* Given data
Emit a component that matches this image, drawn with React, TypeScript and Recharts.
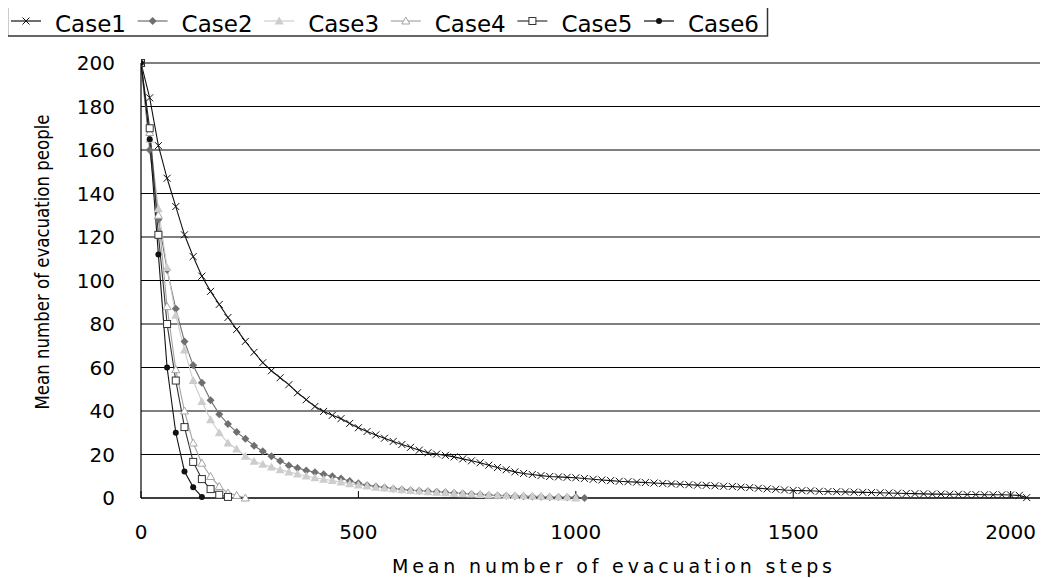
import React from 'react';
import { LineChart, Line, XAxis, YAxis, CartesianGrid, Label } from 'recharts';

// step counts shared by every case (a point every 20 steps)
const steps = [
  0, 20, 40, 60, 80, 100, 120, 140, 160, 180, 200, 220, 240, 260, 280, 300, 320, 340, 360, 380,
  400, 420, 440, 460, 480, 500, 520, 540, 560, 580, 600, 620, 640, 660, 680, 700, 720, 740, 760, 780,
  800, 820, 840, 860, 880, 900, 920, 940, 960, 980, 1000, 1020, 1040, 1060, 1080, 1100, 1120, 1140, 1160, 1180,
  1200, 1220, 1240, 1260, 1280, 1300, 1320, 1340, 1360, 1380, 1400, 1420, 1440, 1460, 1480, 1500, 1520, 1540, 1560, 1580,
  1600, 1620, 1640, 1660, 1680, 1700, 1720, 1740, 1760, 1780, 1800, 1820, 1840, 1860, 1880, 1900, 1920, 1940, 1960, 1980,
  2000, 2020, 2037,
];

const case1 = [
  200, 184, 162, 147, 134, 121, 111, 102, 95, 89, 83, 77.5, 72, 67, 62.2, 58.5, 55.3, 52.1, 48.4, 45.2,
  42.1, 39.8, 38, 36.5, 34.3, 32.3, 30.6, 29, 27.5, 26, 24.6, 23.3, 22, 20.8, 20.2, 19.6, 18.9, 18, 17.1, 16.2,
  15.1, 14, 13, 12, 11.3, 10.8, 10.3, 9.9, 9.7, 9.5, 9.3, 9, 8.6, 8.3, 8, 7.7, 7.5, 7.3, 7.1, 6.9,
  6.7, 6.5, 6.3, 6.1, 5.9, 5.8, 5.6, 5.4, 5.3, 5, 4.8, 4.5, 4.2, 4, 3.7, 3.5, 3.4, 3.3, 3.1, 3,
  2.9, 2.8, 2.7, 2.6, 2.5, 2.4, 2.3, 2.2, 2.1, 2, 1.9, 1.8, 1.8, 1.7, 1.7, 1.6, 1.6, 1.5, 1.5, 1.5,
  1.4, 1.2, 0.2,
];

const case2 = [
  200, 160, 128, 105, 87, 72, 61, 53, 45, 38.5, 34, 30.3, 27.2, 24, 21.5, 19.2, 17, 15, 13.8, 12.7,
  11.8, 10.9, 10, 9, 7.8, 6.8, 5.9, 5.3, 4.8, 4.3, 3.9, 3.6, 3.3, 3.1, 2.9, 2.6, 2.3, 2.1, 1.8, 1.6,
  1.3, 1.1, 1, 0.9, 0.8, 0.7, 0.6, 0.5, 0.5, 0.4, 0.3, 0,
];

const case3 = [
  200, 165, 133, 106, 84, 68, 54, 44.4, 36, 30, 25.3, 22.5, 19.2, 16.9, 15.5, 14.2, 13, 12, 11, 10.1,
  9.3, 8.6, 8, 7.3, 6.6, 6, 5.5, 5, 4.6, 4.2, 3.8, 3.5, 3.2, 2.9, 2.6, 2.4, 2.2, 2, 1.8, 1.6,
  1.4, 1.3, 1.2, 1.1, 1, 0.9, 0.8, 0.7, 0.6, 0.5, 0,
];

const case4 = [200, 168, 130, 88, 59, 40, 25.3, 16, 9.9, 5.3, 2.3, 1.2, 0];

const case5 = [200, 170, 121, 80, 54, 32.6, 16.6, 8.7, 4.1, 1.5, 0.5];

const case6 = [200, 165, 112, 60, 30, 12.2, 5, 0.5];

const caseNames = ['Case1', 'Case2', 'Case3', 'Case4', 'Case5', 'Case6'];
const xTicks = [0, 500, 1000, 1500, 2000];
const yTicks = [0, 20, 40, 60, 80, 100, 120, 140, 160, 180, 200];

const toPoints = (values: number[]) => values.map((y, i) => ({ x: steps[i], y }));

type MarkerKind = 'cross' | 'diamond' | 'triangle' | 'triangleOpen' | 'square' | 'circle';

const series: { name: string; values: number[]; color: string; marker: MarkerKind }[] = [
  { name: caseNames[0], values: case1, color: '#111111', marker: 'cross' },
  { name: caseNames[1], values: case2, color: '#6f6f6f', marker: 'diamond' },
  { name: caseNames[2], values: case3, color: '#cdcdcd', marker: 'triangle' },
  { name: caseNames[3], values: case4, color: '#a5a5a5', marker: 'triangleOpen' },
  { name: caseNames[4], values: case5, color: '#333333', marker: 'square' },
  { name: caseNames[5], values: case6, color: '#111111', marker: 'circle' },
];

const Marker = ({ kind, cx, cy, color }: { kind: MarkerKind; cx: number; cy: number; color: string }) => {
  switch (kind) {
    case 'cross':
      return (
        <path
          d={`M${cx - 3.5},${cy - 3.5}L${cx + 3.5},${cy + 3.5}M${cx - 3.5},${cy + 3.5}L${cx + 3.5},${cy - 3.5}`}
          stroke={color}
          strokeWidth={1}
          fill="none"
        />
      );
    case 'diamond':
      return <path d={`M${cx},${cy - 4}L${cx + 4},${cy}L${cx},${cy + 4}L${cx - 4},${cy}Z`} fill={color} stroke="none" />;
    case 'triangle':
      return <path d={`M${cx},${cy - 4.5}L${cx + 4.5},${cy + 3.5}L${cx - 4.5},${cy + 3.5}Z`} fill={color} stroke="none" />;
    case 'triangleOpen':
      return (
        <path d={`M${cx},${cy - 4}L${cx + 4},${cy + 3}L${cx - 4},${cy + 3}Z`} fill="#fff" stroke={color} strokeWidth={1} />
      );
    case 'square':
      return <rect x={cx - 3.5} y={cy - 3.5} width={7} height={7} fill="#fff" stroke={color} strokeWidth={1} />;
    default:
      return <circle cx={cx} cy={cy} r={3} fill={color} />;
  }
};

const tickStyle = { fontFamily: 'DejaVu Sans', fontSize: 20, fill: '#000' };

const YTitle = () => (
  <text
    x={0}
    y={0}
    transform="translate(41, 254) rotate(-90)"
    textAnchor="middle"
    fontFamily="DejaVu Sans"
    fontSize={19}
    fill="#000"
    textLength={295}
    lengthAdjust="spacingAndGlyphs"
  >
    Mean number of evacuation people
  </text>
);

const XTitle = () => (
  <text
    x={604}
    y={565}
    textAnchor="middle"
    fontFamily="DejaVu Sans"
    fontSize={19}
    fill="#000"
    textLength={440}
    lengthAdjust="spacing"
  >
    Mean number of evacuation steps
  </text>
);

const LegendBox = () => (
  <svg width={800} height={44} style={{ position: 'absolute', left: -8, top: -8 }}>
    <rect x={7.5} y={4.5} width={760} height={31.5} fill="#fff" stroke="#333" strokeWidth={1.5} />
    {series.map((s, i) => {
      const tx = 55 + i * 126.6;
      return (
        <g key={s.name}>
          <line x1={tx - 44} x2={tx - 14} y1={21} y2={21} stroke={s.color} strokeWidth={1.2} />
          <Marker kind={s.marker} cx={tx - 29} cy={21} color={s.color} />
          <text x={tx} y={32} fontFamily="DejaVu Sans" fontSize={23} fill="#000">
            {s.name}
          </text>
        </g>
      );
    })}
  </svg>
);

const App: React.FC = () => {
  return (
    <div style={{ position: 'relative', width: 1040, height: 570 }}>
      <LineChart width={1040} height={570} margin={{ top: 55, right: 0, bottom: 40, left: 73 }}>
        <CartesianGrid vertical={false} stroke="#000" strokeWidth={1} />
        <XAxis
          dataKey="x"
          type="number"
          domain={[0, 2086]}
          ticks={xTicks}
          interval={0}
          allowDataOverflow
          height={40}
          axisLine={{ stroke: '#000', strokeWidth: 1.2 }}
          tickLine={{ stroke: '#000' }}
          tickSize={-7}
          tickMargin={34}
          tick={tickStyle}
        >
          <Label content={XTitle} />
        </XAxis>
        <YAxis
          dataKey="y"
          type="number"
          domain={[0, 200]}
          ticks={yTicks}
          interval={0}
          width={60}
          axisLine={{ stroke: '#000', strokeWidth: 1.2 }}
          tickLine={false}
          tickMargin={20}
          tick={tickStyle}
        >
          <Label content={YTitle} />
        </YAxis>
        {series.map((s) => (
          <Line
            key={s.name}
            data={toPoints(s.values)}
            dataKey="y"
            name={s.name}
            type="linear"
            stroke={s.color}
            strokeWidth={1.1}
            isAnimationActive={false}
            activeDot={false}
            dot={(p: any) => <Marker key={`${s.name}-${p.index}`} kind={s.marker} cx={p.cx} cy={p.cy} color={s.color} />}
          />
        ))}
      </LineChart>
      <LegendBox />
    </div>
  );
};

export default App;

* Description of the task
Without the pictures, return the listing above from its first line through the line that has "YAxis, CartesianGrid, Label".

* Exercise solution
Emit a component that matches this image, drawn with React, TypeScript and Recharts.
import React from 'react';
import { LineChart, Line, XAxis, YAxis, CartesianGrid, Label } from 'recharts';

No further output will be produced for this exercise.